Internet ha sido una ayuda de proporciones bíblicas para visibilizar muchísimos conflictos sociales de los que hace un par de décadas no hubiéramos llegado a conocer en nuestras vidas. Es más fácil que nunca seguir de cerca incluso los problemas más peregrinos que puedan existir. Una mujer muere lapidada en un pequeño pueblo de Afganistán, una tribu africana de 150 personas practica la mutilación genital a todas las niñas que cumplen los diez años… Son tantas las desgracias que suceden día tras día que no nos da tiempo a ofendernos por todas. Ante tal acumulación de desdichas la cabeza no da para otra cosa que no sea abrir nuestras redes sociales y quejarnos por todas. Da la sensación de que a mayor exposición a todas estas noticias, menos acción real y más activismo de sofá.

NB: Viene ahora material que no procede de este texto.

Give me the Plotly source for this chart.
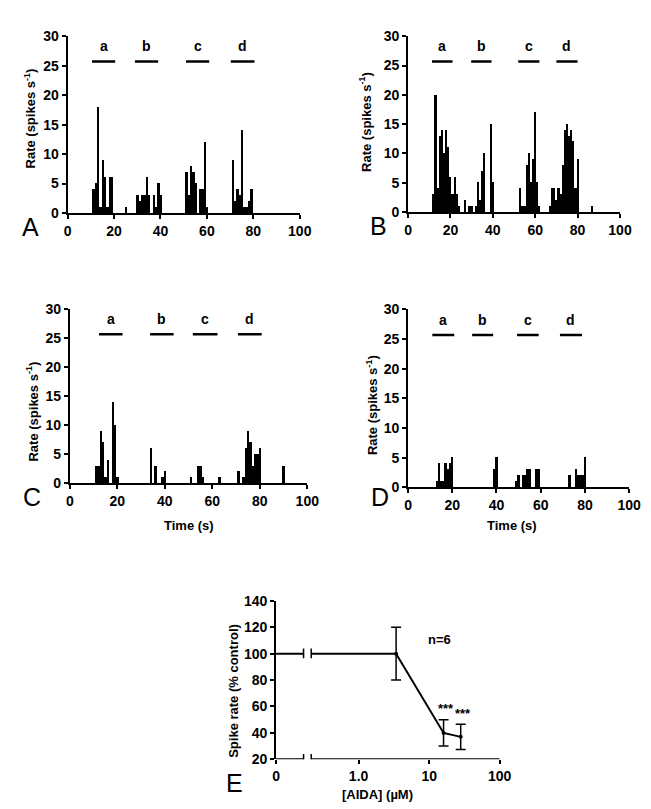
import math
import plotly.graph_objects as go

W, H = 651, 809
FONT = "Liberation Sans, Arial, sans-serif"

# spike rate histograms, 1-s bins (bin time in s, rate in spikes/s)
a_time = [11, 12, 13, 14, 15, 16, 17, 18, 19, 25,
          30, 31, 32, 33, 34, 35, 37, 38, 39, 40,
          51, 52, 53, 54, 55, 57, 58, 59, 60,
          71, 72, 73, 74, 75, 76, 77, 78, 79]
a_rate = [4, 5, 18, 1, 9, 6, 1, 6, 6, 1,
          3, 2, 3, 3, 6, 3, 3, 1, 5, 3,
          7, 3, 8, 7, 5, 4, 4, 12, 1,
          9, 2, 4, 3, 14, 1, 1, 2, 4]

b_time = [12, 13, 14, 15, 16, 17, 18, 19, 20, 21, 22, 23, 24, 27, 29, 30,
          32, 33, 34, 35, 36, 39, 40,
          53, 54, 55, 56, 57, 58, 59, 60, 61, 62,
          67, 68, 69, 70, 71, 72, 73, 74, 75, 76, 77, 78, 79, 80, 87]
b_rate = [3, 20, 4, 13, 14, 10, 14, 11, 6, 3, 6, 3, 1, 2, 1, 1,
          1, 5, 2, 7, 10, 15, 5,
          4, 1, 1, 8, 10, 5, 9, 17, 5, 1,
          1, 4, 4, 2, 4, 3, 8, 14, 15, 13, 14, 12, 4, 9, 1]

c_time = [11, 12, 13, 14, 15, 16, 18, 19, 20,
          34, 36, 39, 40, 51, 54, 55, 56, 63,
          71, 73, 74, 75, 76, 77, 78, 79, 80, 90]
c_rate = [3, 3, 9, 7, 1, 4, 14, 10, 1,
          6, 3, 1, 2, 1, 3, 3, 1, 1,
          2, 1, 6, 9, 7, 3, 5, 5, 6, 3]

d_time = [13, 14, 15, 16, 17, 18, 19, 20, 39, 40,
          49, 50, 52, 53, 54, 55, 58, 59,
          73, 76, 77, 78, 79, 80]
d_rate = [1, 4, 1, 1, 4, 3, 4, 5, 3, 5,
          1, 2, 2, 2, 3, 3, 3, 3,
          2, 3, 2, 2, 2, 5]

# application periods (s) for each panel
period_labels = ["a", "b", "c", "d"]
a_periods = [(10.5, 20.5), (29, 39), (51, 61), (70.3, 80.5)]
b_periods = [(11.3, 21), (29.8, 39.4), (52, 62), (70, 80)]
c_periods = [(12.3, 22.2), (33.8, 43.7), (51.8, 62.2), (70.8, 80.8)]
d_periods = [(11, 20.9), (29, 38.5), (49.3, 59.1), (68.7, 78.7)]
period_level = 25.7

time_ticks = [0, 20, 40, 60, 80, 100]
rate_ticks = [0, 5, 10, 15, 20, 25, 30]

# panel E: concentration-response
aida_conc = [3.4, 16, 28]
aida_rate = [100, 40, 37]
aida_sem = [20, 10, 9.5]
control_rate = 100
zero_pos = 10 ** -1.17   # where "0" sits on the log axis
axis_break = [0.166, 0.213]
conc_ticks = [zero_pos, 1, 10, 100]
conc_labels = ["0", "1.0", "10", "100"]
pct_ticks = [20, 40, 60, 80, 100, 120, 140]


def px_x(p0, p1):
    return [p0 / W, p1 / W]


def px_y(top, bottom):
    return [1 - bottom / H, 1 - top / H]


def bold(vals):
    return ["<b>%s</b>" % v for v in vals]


fig = go.Figure()

panels = [
    ("A", a_time, a_rate, a_periods, "x", "y", px_x(57, 295), px_y(20.7, 201)),
    ("B", b_time, b_rate, b_periods, "x2", "y2", px_x(406, 623.3), px_y(20.7, 200)),
    ("C", c_time, c_rate, c_periods, "x3", "y3", px_x(59.3, 302.7), px_y(299.3, 476.7)),
    ("D", d_time, d_rate, d_periods, "x4", "y4", px_x(406, 632.7), px_y(299.3, 481)),
]

tickfont = dict(family=FONT, size=14, color="black")
axis_common = dict(showline=True, linecolor="black", linewidth=2, ticks="outside",
                   ticklen=4, tickwidth=1.5, tickcolor="black", showgrid=False,
                   zeroline=False, tickfont=tickfont, fixedrange=True)

for name, t, r, periods, xa, ya, xdom, ydom in panels:
    fig.add_trace(go.Bar(x=t, y=r, width=1, marker=dict(color="black", line=dict(width=0)),
                         xaxis=xa, yaxis=ya, showlegend=False))
    for (s, e), lab in zip(periods, period_labels):
        fig.add_trace(go.Scatter(x=[s, e], y=[period_level, period_level], mode="lines",
                                 line=dict(color="black", width=2.5), xaxis=xa, yaxis=ya,
                                 showlegend=False))
        fig.add_annotation(x=(s + e) / 2, y=period_level + 0.9, text="<b>%s</b>" % lab,
                           xref=xa, yref=ya, showarrow=False, yanchor="bottom",
                           font=dict(family=FONT, size=14, color="black"))
    key = xa.replace("x", "xaxis")
    ykey = ya.replace("y", "yaxis")
    fig.update_layout({
        key: dict(domain=xdom, range=[0, 100], tickvals=time_ticks,
                  ticktext=bold(time_ticks), anchor=ya, **axis_common),
        ykey: dict(domain=ydom, range=[0, 30], tickvals=rate_ticks,
                   ticktext=bold(rate_ticks), anchor=xa, **axis_common),
    })

# panel E
line_e = dict(color="black", width=2)
fig.add_trace(go.Scatter(x=[zero_pos, axis_break[0]], y=[control_rate, control_rate],
                         mode="lines", line=line_e,
                         xaxis="x5", yaxis="y5", showlegend=False, cliponaxis=False))
fig.add_trace(go.Scatter(x=[axis_break[1], aida_conc[0]], y=[control_rate, aida_rate[0]],
                         mode="lines", line=line_e,
                         xaxis="x5", yaxis="y5", showlegend=False, cliponaxis=False))
fig.add_trace(go.Scatter(x=aida_conc, y=aida_rate, mode="lines+markers",
                         line=line_e,
                         marker=dict(color="black", size=4),
                         error_y=dict(type="data", array=aida_sem, color="black",
                                      thickness=1.5, width=5),
                         xaxis="x5", yaxis="y5", showlegend=False, cliponaxis=False))
# x baseline with break
fig.add_trace(go.Scatter(x=[zero_pos, axis_break[0], None, axis_break[1], 100],
                         y=[20, 20, None, 20, 20], mode="lines",
                         line=line_e,
                         xaxis="x5", yaxis="y5", showlegend=False, cliponaxis=False))
for bx in axis_break:
    for lvl in (20, control_rate):
        fig.add_trace(go.Scatter(x=[bx, bx], y=[lvl - 3.5, lvl + 4], mode="lines",
                                 line=dict(color="black", width=1.5),
                                 xaxis="x5", yaxis="y5", showlegend=False,
                                 cliponaxis=False))

fig.update_layout(
    xaxis5=dict(domain=px_x(270.7, 500), type="log", range=[-1.17, 2],
                tickvals=conc_ticks, ticktext=bold(conc_labels),
                anchor="y5", **{**axis_common, "showline": False}),
    yaxis5=dict(domain=px_y(596.7, 758.3), range=[20, 140],
                tickvals=pct_ticks, ticktext=bold(pct_ticks), anchor="x5", **axis_common),
)

fig.add_annotation(x=math.log10(13.8), y=111, xref="x5", yref="y5", text="<b>n=6</b>",
                   showarrow=False, font=dict(family=FONT, size=13, color="black"))
for c, r, s in zip(aida_conc[1:], aida_rate[1:], aida_sem[1:]):
    fig.add_annotation(x=math.log10(c) + 0.03, y=r + s + 1, xref="x5", yref="y5",
                       text="<b>***</b>", showarrow=False, yanchor="bottom",
                       font=dict(family=FONT, size=13, color="black"))


# panel letters and axis titles (pixel placement)
def ptext(x, y, text, size, angle=0, is_bold=True):
    fig.add_annotation(x=x / W, y=1 - y / H, xref="paper", yref="paper",
                       text="<b>%s</b>" % text if is_bold else text, showarrow=False,
                       textangle=angle, xanchor="center", yanchor="middle",
                       font=dict(family=FONT, size=size, color="black"))


for lab, x, y in [("A", 19, 215), ("B", 376, 214), ("C", 21, 491), ("D", 377, 491),
                  ("E", 228, 782)]:
    ptext(x, y, lab, 25, is_bold=False)

rate_title = "Rate (spikes s<sup>-1</sup>)"
for x, y in [(18, 105), (362, 108), (21, 403), (369, 397)]:
    ptext(x, y, rate_title, 13, angle=-90)
ptext(181, 520, "Time (s)", 13)
ptext(513, 520, "Time (s)", 13)
ptext(227, 688, "Spike rate (% control)", 13, angle=-90)
ptext(375, 794, "[AIDA] (µM)", 13)

fig.update_layout(width=W, height=H, margin=dict(l=0, r=0, t=0, b=0),
                  paper_bgcolor="white", plot_bgcolor="white", bargap=0,
                  font=dict(family=FONT, color="black"))

fig.write_html("out.html")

Debemos tratar a las redes como un complemento, no como un sustituto. No me malinterpreten, ser un activista online no es nada malo, pero sí es quedarse corto si de verdad queremos cambiar algo. Planteémonos que quizás sea mejor escoger unas cuantas causas que nos importen lo suficiente para luchar por ellas con uñas y dientes si hace falta. Lo suficiente para salir a la calle, para donar un poco de ese algo que nos ha sobrado a fin de mes o para trabajar como voluntario.
Siento decepcionarles, pero un hashtag nunca salvó a nadie de un tiro en la cabeza.